"""
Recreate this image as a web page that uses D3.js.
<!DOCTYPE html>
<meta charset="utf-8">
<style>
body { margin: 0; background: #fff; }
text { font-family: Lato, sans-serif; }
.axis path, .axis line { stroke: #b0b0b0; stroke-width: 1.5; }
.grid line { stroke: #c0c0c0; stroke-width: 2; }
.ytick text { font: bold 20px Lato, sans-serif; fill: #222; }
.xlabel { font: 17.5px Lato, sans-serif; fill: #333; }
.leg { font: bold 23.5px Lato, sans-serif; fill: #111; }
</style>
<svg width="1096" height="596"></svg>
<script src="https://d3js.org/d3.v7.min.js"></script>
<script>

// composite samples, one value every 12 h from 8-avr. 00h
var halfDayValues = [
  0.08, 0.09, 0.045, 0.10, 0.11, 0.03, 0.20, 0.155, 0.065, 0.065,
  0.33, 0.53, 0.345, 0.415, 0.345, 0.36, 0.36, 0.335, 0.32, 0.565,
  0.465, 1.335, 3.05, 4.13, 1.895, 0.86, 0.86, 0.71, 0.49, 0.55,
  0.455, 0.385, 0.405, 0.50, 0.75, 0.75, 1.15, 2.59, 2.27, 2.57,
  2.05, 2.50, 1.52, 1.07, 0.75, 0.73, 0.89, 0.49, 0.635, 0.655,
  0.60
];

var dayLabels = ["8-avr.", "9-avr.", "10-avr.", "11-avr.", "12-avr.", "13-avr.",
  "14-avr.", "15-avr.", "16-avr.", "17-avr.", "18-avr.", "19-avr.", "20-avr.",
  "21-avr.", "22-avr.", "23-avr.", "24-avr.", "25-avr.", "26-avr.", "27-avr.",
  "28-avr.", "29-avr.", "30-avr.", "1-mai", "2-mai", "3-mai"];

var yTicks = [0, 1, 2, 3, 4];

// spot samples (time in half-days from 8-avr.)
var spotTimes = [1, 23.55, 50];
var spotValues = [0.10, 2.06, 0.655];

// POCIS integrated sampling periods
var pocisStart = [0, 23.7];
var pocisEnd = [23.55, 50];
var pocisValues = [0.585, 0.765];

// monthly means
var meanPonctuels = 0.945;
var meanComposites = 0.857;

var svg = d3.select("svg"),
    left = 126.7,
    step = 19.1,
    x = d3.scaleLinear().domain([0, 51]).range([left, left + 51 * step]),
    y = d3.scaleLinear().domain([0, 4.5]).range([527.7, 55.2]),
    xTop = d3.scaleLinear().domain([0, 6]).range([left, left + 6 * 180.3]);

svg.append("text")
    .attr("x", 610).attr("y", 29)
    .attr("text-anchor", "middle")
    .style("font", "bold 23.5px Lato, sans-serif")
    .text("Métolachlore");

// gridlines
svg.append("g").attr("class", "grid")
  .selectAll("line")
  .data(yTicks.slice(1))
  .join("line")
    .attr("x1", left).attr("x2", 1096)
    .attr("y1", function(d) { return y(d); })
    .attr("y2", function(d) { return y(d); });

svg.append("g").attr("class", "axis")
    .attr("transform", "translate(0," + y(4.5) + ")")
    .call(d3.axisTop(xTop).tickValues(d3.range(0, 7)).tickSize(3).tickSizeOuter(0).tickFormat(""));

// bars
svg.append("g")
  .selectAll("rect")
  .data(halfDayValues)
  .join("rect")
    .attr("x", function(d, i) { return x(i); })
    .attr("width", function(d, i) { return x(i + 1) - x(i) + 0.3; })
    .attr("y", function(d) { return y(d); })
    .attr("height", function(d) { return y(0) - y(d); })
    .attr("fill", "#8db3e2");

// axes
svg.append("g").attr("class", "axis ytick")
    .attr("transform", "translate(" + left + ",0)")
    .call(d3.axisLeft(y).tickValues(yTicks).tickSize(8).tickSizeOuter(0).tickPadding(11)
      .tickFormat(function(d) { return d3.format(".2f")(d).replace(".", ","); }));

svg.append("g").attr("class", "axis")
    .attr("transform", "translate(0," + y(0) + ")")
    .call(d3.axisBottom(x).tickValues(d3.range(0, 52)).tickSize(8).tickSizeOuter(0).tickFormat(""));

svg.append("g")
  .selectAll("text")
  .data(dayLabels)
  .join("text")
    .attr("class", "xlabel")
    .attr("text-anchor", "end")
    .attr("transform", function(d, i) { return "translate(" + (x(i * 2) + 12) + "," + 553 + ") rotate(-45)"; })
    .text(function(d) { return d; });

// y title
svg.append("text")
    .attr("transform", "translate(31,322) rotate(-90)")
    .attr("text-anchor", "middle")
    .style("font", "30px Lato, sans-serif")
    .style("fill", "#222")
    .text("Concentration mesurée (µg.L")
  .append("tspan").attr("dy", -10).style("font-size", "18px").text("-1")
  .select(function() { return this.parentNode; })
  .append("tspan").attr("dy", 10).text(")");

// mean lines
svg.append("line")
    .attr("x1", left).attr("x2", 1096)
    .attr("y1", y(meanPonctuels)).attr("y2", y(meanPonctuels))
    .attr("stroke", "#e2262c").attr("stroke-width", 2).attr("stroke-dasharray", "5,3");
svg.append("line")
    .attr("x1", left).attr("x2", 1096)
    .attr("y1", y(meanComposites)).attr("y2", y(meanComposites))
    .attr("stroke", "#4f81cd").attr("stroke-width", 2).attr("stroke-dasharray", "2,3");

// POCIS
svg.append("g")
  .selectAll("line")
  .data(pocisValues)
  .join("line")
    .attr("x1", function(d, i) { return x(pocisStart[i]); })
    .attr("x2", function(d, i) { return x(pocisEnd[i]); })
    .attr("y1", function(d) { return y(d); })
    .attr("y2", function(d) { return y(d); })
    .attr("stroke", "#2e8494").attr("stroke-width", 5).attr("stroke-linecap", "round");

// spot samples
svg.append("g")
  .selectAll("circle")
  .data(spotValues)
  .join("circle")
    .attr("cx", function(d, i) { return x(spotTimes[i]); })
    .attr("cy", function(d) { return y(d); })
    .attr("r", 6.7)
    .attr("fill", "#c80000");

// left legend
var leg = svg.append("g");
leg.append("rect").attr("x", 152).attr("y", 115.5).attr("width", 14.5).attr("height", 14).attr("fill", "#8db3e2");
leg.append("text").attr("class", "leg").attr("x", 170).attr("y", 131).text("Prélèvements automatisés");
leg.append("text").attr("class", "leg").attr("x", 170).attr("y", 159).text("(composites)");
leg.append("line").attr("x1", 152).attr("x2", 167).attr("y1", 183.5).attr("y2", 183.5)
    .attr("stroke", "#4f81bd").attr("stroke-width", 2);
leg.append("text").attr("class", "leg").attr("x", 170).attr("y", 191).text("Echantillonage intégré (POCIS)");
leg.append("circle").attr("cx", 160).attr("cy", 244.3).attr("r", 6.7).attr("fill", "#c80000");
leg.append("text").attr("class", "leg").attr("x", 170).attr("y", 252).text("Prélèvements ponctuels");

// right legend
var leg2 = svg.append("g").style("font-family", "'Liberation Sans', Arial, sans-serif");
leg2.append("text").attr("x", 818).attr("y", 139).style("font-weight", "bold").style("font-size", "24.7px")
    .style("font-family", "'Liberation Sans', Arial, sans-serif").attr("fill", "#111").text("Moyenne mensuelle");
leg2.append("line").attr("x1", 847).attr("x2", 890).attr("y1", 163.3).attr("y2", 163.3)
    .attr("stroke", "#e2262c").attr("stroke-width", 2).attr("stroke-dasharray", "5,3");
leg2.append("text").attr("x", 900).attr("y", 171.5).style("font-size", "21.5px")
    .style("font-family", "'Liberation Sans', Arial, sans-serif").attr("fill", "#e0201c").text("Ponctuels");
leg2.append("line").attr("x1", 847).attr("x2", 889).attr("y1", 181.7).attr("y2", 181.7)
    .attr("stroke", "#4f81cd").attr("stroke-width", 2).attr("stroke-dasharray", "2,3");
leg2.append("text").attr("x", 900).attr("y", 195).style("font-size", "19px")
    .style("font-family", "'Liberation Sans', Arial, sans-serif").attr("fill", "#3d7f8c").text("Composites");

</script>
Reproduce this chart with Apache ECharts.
"""
§ **Required work**: Search the records for the word "this" and copy every line where it occurs.

§ **Written reply**:
Recreate this image as a web page that uses D3.js.
  .select(function() { return this.parentNode; })
Reproduce this chart with Apache ECharts.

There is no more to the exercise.